The dinghy has been endlessly amusing with its forward-facing rowing system, but yesterday was the first time we unrolled the bag containing the sail bits and clumsily rigged it from the transom while the waves kept things lively. The process was decidedly ungraceful, but once completed, it turned our “family car” into a zippy little escape pod. We sailed back and forth well into the evening, at last tacking right up to the mothership and tumbling aboard for a Dark ‘n Stormy (Gosling’s rum and Reed’s ginger beer). The night grew still, the water glassy. Barely moving, Nomadling bobbed gently off the stern, looking like a CAD model in the light of a xenon flash:
What Next?
This journey is nearing a transition… our beloved house sitter is, alas, not able to stay forever, and until we find someone to set up camp in the wooded island paradise our voyaging range will be limited.
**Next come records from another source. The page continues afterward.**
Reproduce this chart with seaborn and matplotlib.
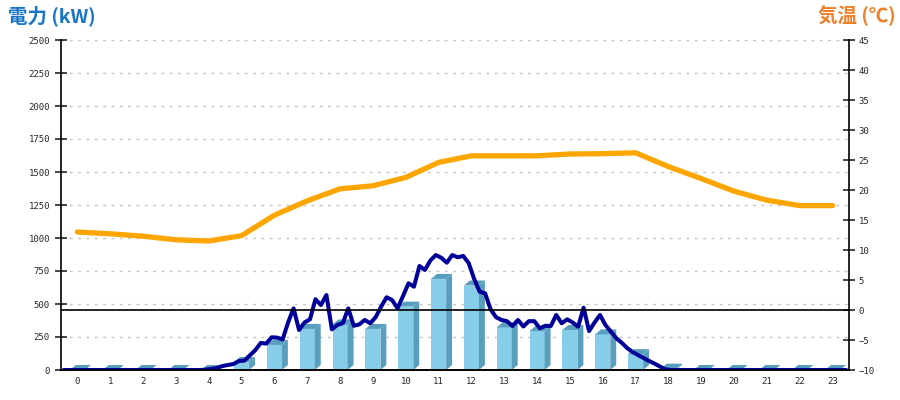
import numpy as np
import matplotlib.pyplot as plt
import seaborn as sns
from matplotlib.patches import Polygon

# hourly bars (kW) and temperature (C)
hours = list(range(24))
bar_kw = [0, 0, 0, 0, 0, 60, 190, 311, 345, 311, 480, 690,
          640, 323, 295, 303, 270, 120, 10, 0, 0, 0, 0, 0]
temp_c = [13.0, 12.7, 12.3, 11.7, 11.5, 12.4, 15.8, 18.2, 20.2, 20.7, 22.1, 24.6,
          25.7, 25.7, 25.7, 26.0, 26.05, 26.2, 23.9, 21.9, 19.8, 18.3, 17.4, 17.4]

# 10-minute power readings (kW), 144 per day
power_10min = [
    0, 0, 0, 0, 0, 0, 0, 0, 0, 0, 0, 0,
    0, 0, 0, 0, 0, 0, 0, 0, 0, 0, 0, 0,
    0, 0, 3, 8, 15, 30, 38, 45, 68, 71, 110, 150,
    205, 200, 248, 245, 232, 360, 467, 303, 360, 384, 536, 492,
    568, 308, 341, 355, 467, 335, 345, 379, 354, 400, 480, 551,
    530, 467, 560, 657, 631, 788, 758, 830, 871, 850, 813, 871,
    854, 864, 810, 690, 593, 581, 460, 400, 379, 370, 333, 379,
    330, 370, 370, 316, 335, 333, 417, 354, 384, 360, 328, 472,
    295, 360, 417, 340, 290, 240, 205, 165, 135, 112, 90, 68,
    48, 25, 5, 0, 0, 0, 0, 0, 0, 0, 0, 0,
    0, 0, 0, 0, 0, 0, 0, 0, 0, 0, 0, 0,
    0, 0, 0, 0, 0, 0, 0, 0, 0, 0, 0, 0,
]
minutes = np.arange(len(power_10min)) * 10 + 5
line_x = minutes / 60 - 0.5

sns.set_style("white")
plt.rcParams["font.family"] = ["DejaVu Sans"]

FRONT = "#87CDE9"
SIDE = "#5A9EBD"

fig = plt.figure(figsize=(9, 4), dpi=100)
ax = fig.add_axes([61 / 900, 30 / 400, 788 / 900, 330 / 400])

sns.barplot(x=hours, y=bar_kw, ax=ax, color=FRONT, width=0.46,
            saturation=1, linewidth=0, zorder=2)

# fake 3D: side and top faces
depth_x = 0.18
depth_y = 38
for p in list(ax.patches):
    x0 = p.get_x()
    w = p.get_width()
    h = p.get_height()
    side = Polygon([(x0 + w, 0), (x0 + w + depth_x, depth_y),
                    (x0 + w + depth_x, h + depth_y), (x0 + w, h)],
                   closed=True, facecolor=SIDE, edgecolor="none", zorder=2)
    top = Polygon([(x0, h), (x0 + w, h), (x0 + w + depth_x, h + depth_y),
                   (x0 + depth_x, h + depth_y)],
                  closed=True, facecolor=SIDE, edgecolor="none", zorder=2)
    ax.add_patch(side)
    ax.add_patch(top)

sns.lineplot(x=line_x, y=power_10min, ax=ax, color="#000099", linewidth=2.9,
             zorder=4)

ax.set_xlim(-0.5, 23.5)
ax.set_ylim(0, 2500)
ax.set_yticks(range(0, 2501, 250))
ax.set_xticks(hours)
ax.set_xticklabels([str(h) for h in hours])
ax.yaxis.grid(True, linestyle=(0, (2, 4)), color="#C4C4C4", linewidth=1)
ax.set_axisbelow(True)
ax.set_xlabel("")
ax.set_ylabel("")

ax2 = ax.twinx()
sns.lineplot(x=hours, y=temp_c, ax=ax2, color="#FFA500", linewidth=3.8)
ax2.axhline(0, color="black", linewidth=1.2, zorder=1)
ax2.set_ylim(-10, 45)
ax2.set_yticks(range(-10, 46, 5))
ax2.set_ylabel("")
ax2.set_xlim(-0.5, 23.5)

for a in (ax, ax2):
    a.spines["top"].set_visible(False)
    a.spines["bottom"].set_color("black")
    a.spines["bottom"].set_linewidth(1.2)
ax.spines["right"].set_visible(False)
ax.spines["left"].set_color("black")
ax.spines["left"].set_linewidth(1.2)
ax2.spines["left"].set_visible(False)
ax2.spines["right"].set_color("black")
ax2.spines["right"].set_linewidth(1.2)

ax.tick_params(axis="y", direction="inout", length=8, width=1.2, pad=4)
ax.tick_params(axis="x", length=0, pad=5)
ax2.tick_params(axis="y", direction="inout", length=8, width=1.2, pad=3)
for lab in ax.get_xticklabels() + ax.get_yticklabels() + ax2.get_yticklabels():
    lab.set_fontfamily("DejaVu Sans Mono")
    lab.set_fontsize(6.5)

fig.text(0.009, 0.96, "電力 (kW)", color="#1B75C5", fontsize=14,
         fontweight="bold", va="center", ha="left",
         family=["Noto Sans CJK JP", "DejaVu Sans"])
fig.text(0.995, 0.96, "気温 (℃)", color="#F07F2A", fontsize=14,
         fontweight="bold", va="center", ha="right",
         family=["Noto Sans CJK JP", "DejaVu Sans"])

fig.savefig("out.png", dpi=100)
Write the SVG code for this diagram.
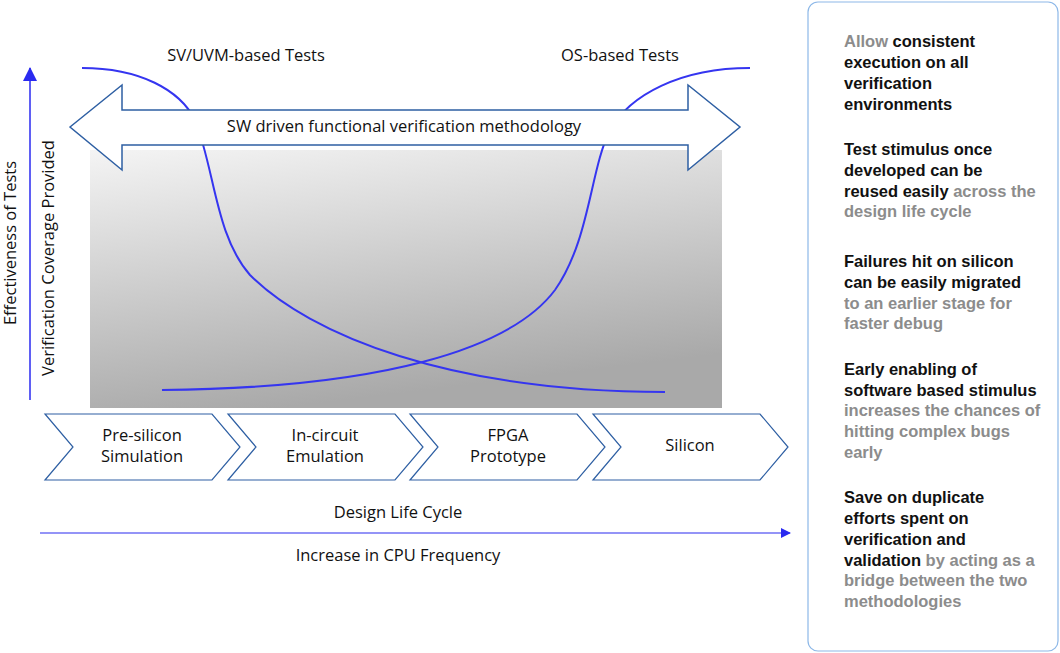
<svg xmlns="http://www.w3.org/2000/svg" width="1060" height="653" viewBox="0 0 1060 653">
<style>
text{font-family:"Liberation Sans",Arial,sans-serif;fill:#111}
.lab{font-size:16.5px;font-family:"Open Sans","Liberation Sans",sans-serif}
.chev{fill:#fff;stroke:#2e5fa3;stroke-width:1.2}
.crv{fill:none;stroke:#3535f0;stroke-width:2}
.p{font-size:16.5px;font-weight:bold}
.g{fill:#8c8c8c}
</style>
<defs>
<linearGradient id="gr" x1="0" y1="0" x2="0.3" y2="1">
<stop offset="0" stop-color="#f4f4f4"/><stop offset="1" stop-color="#a9a9a9"/>
</linearGradient>
<marker id="ah" markerWidth="10" markerHeight="10" refX="9" refY="5" orient="auto" markerUnits="userSpaceOnUse"><path d="M0,0L10,5L0,10Z" fill="#2a2af0"/></marker>
<marker id="av" markerWidth="14" markerHeight="16" refX="13" refY="7" orient="auto" markerUnits="userSpaceOnUse"><path d="M0,0L14,7L0,14Z" fill="#2a2af0"/></marker>
</defs>
<rect x="90" y="150" width="632" height="258" fill="url(#gr)"/>
<g id="connectors">
<path class="crv" d="M82,68 C140,68 180,90 195,120 C215,170 215,235 250,275 C310,335 450,392 665,392"/>
<path class="crv" d="M162,390 C380,388 510,350 555,290 C590,240 590,170 610,130 C630,95 680,68 750,68"/>
<line x1="30" y1="400" x2="30" y2="68" stroke="#2a2af0" stroke-width="1.5" marker-end="url(#av)"/>
<line x1="40" y1="533" x2="790" y2="533" stroke="#2a2af0" stroke-width="1.2" marker-end="url(#ah)"/>
</g>
<g id="arrow">
<path d="M70,127 L122,85 L122,110 L688,110 L688,85 L740,127 L688,170 L688,145 L122,145 L122,170 Z" fill="#fff" stroke="#2e5fa3" stroke-width="1.5"/>
<text class="lab" x="404" y="132" text-anchor="middle">SW driven functional verification methodology</text>
</g>
<text class="lab" x="246" y="61" text-anchor="middle">SV/UVM-based Tests</text>
<text class="lab" x="620" y="61" text-anchor="middle">OS-based Tests</text>
<text class="lab" transform="translate(16,243) rotate(-90)" text-anchor="middle">Effectiveness of Tests</text>
<text class="lab" transform="translate(54,258) rotate(-90)" text-anchor="middle">Verification Coverage Provided</text>
<g id="n1"><path class="chev" d="M45,414 L212,414 L240,447 L212,480 L45,480 L73,447 Z"/><text class="lab" x="142" y="441" text-anchor="middle">Pre-silicon</text><text class="lab" x="142" y="462" text-anchor="middle">Simulation</text></g>
<g id="n2"><path class="chev" d="M228,414 L395,414 L423,447 L395,480 L228,480 L256,447 Z"/><text class="lab" x="325" y="441" text-anchor="middle">In-circuit</text><text class="lab" x="325" y="462" text-anchor="middle">Emulation</text></g>
<g id="n3"><path class="chev" d="M410,414 L577,414 L605,447 L577,480 L410,480 L438,447 Z"/><text class="lab" x="508" y="441" text-anchor="middle">FPGA</text><text class="lab" x="508" y="462" text-anchor="middle">Prototype</text></g>
<g id="n4"><path class="chev" d="M593,414 L760,414 L788,447 L760,480 L593,480 L621,447 Z"/><text class="lab" x="690" y="451" text-anchor="middle">Silicon</text></g>
<text class="lab" x="398" y="518" text-anchor="middle">Design Life Cycle</text>
<text class="lab" x="398" y="561" text-anchor="middle">Increase in CPU Frequency</text>
<g id="panel">
<rect x="808" y="2" width="250" height="649" rx="10" fill="#fff" stroke="#8db8e8" stroke-width="1.2"/>
<text class="p" x="844" y="47"><tspan class="g">Allow</tspan> consistent</text>
<text class="p" x="844" y="68">execution on all</text>
<text class="p" x="844" y="89">verification</text>
<text class="p" x="844" y="110">environments</text>
<text class="p" x="844" y="155">Test stimulus once</text>
<text class="p" x="844" y="176">developed can be</text>
<text class="p" x="844" y="197">reused easily <tspan class="g">across the</tspan></text>
<text class="p g" x="844" y="217">design life cycle</text>
<text class="p" x="844" y="267">Failures hit on silicon</text>
<text class="p" x="844" y="288">can be easily migrated</text>
<text class="p g" x="844" y="309">to an earlier stage for</text>
<text class="p g" x="844" y="329">faster debug</text>
<text class="p" x="844" y="375">Early enabling of</text>
<text class="p" x="844" y="396">software based stimulus</text>
<text class="p g" x="844" y="416">increases the chances of</text>
<text class="p g" x="844" y="437">hitting complex bugs</text>
<text class="p g" x="844" y="458">early</text>
<text class="p" x="844" y="503">Save on duplicate</text>
<text class="p" x="844" y="524">efforts spent on</text>
<text class="p" x="844" y="545">verification and</text>
<text class="p" x="844" y="566">validation <tspan class="g">by acting as a</tspan></text>
<text class="p g" x="844" y="586">bridge between the two</text>
<text class="p g" x="844" y="607">methodologies</text>
</g>
</svg>
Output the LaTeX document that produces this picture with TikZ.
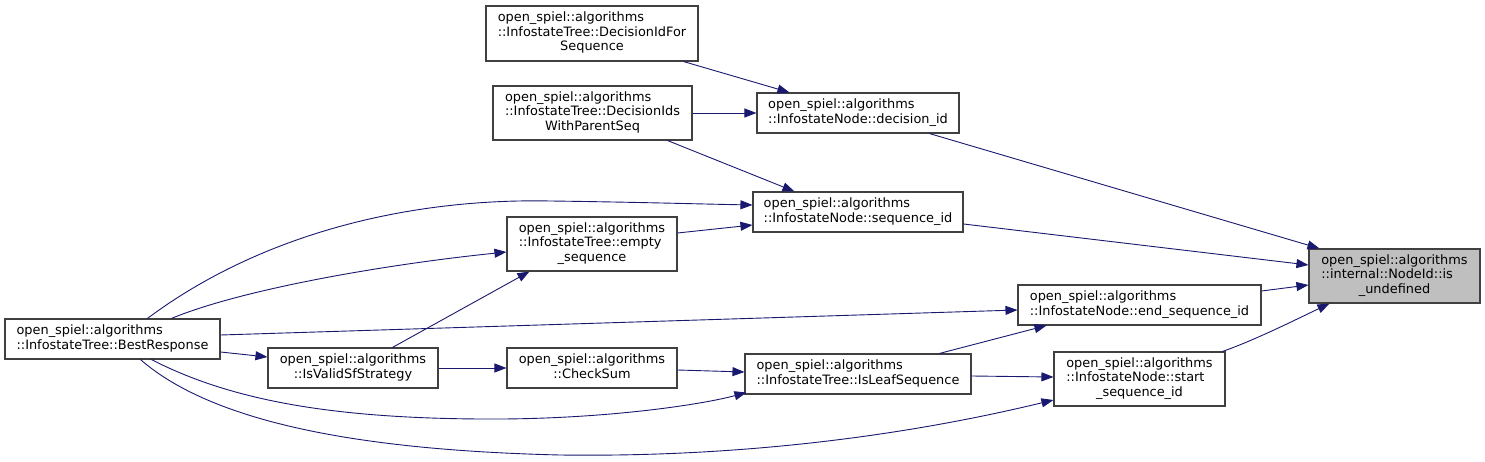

The next few days will find us transiting the east end of the Strait of Juan de Fuca, zipping through Deception Pass at slack, letting welders clamber over the boat to assess the scope of projects, picking up a friend’s mooring buoy, returning to the lab to dig out from a month of mail, and getting reacquainted with Java the Cat who has doubtless concluded that I have been eaten by predators.
Fair winds!
The names of “your girls” gave me a chuckle.
Looking at your honey-do list, I realize sailing is not the life for impatient folk like me! Serious perfectionists need patience and a boat, I think!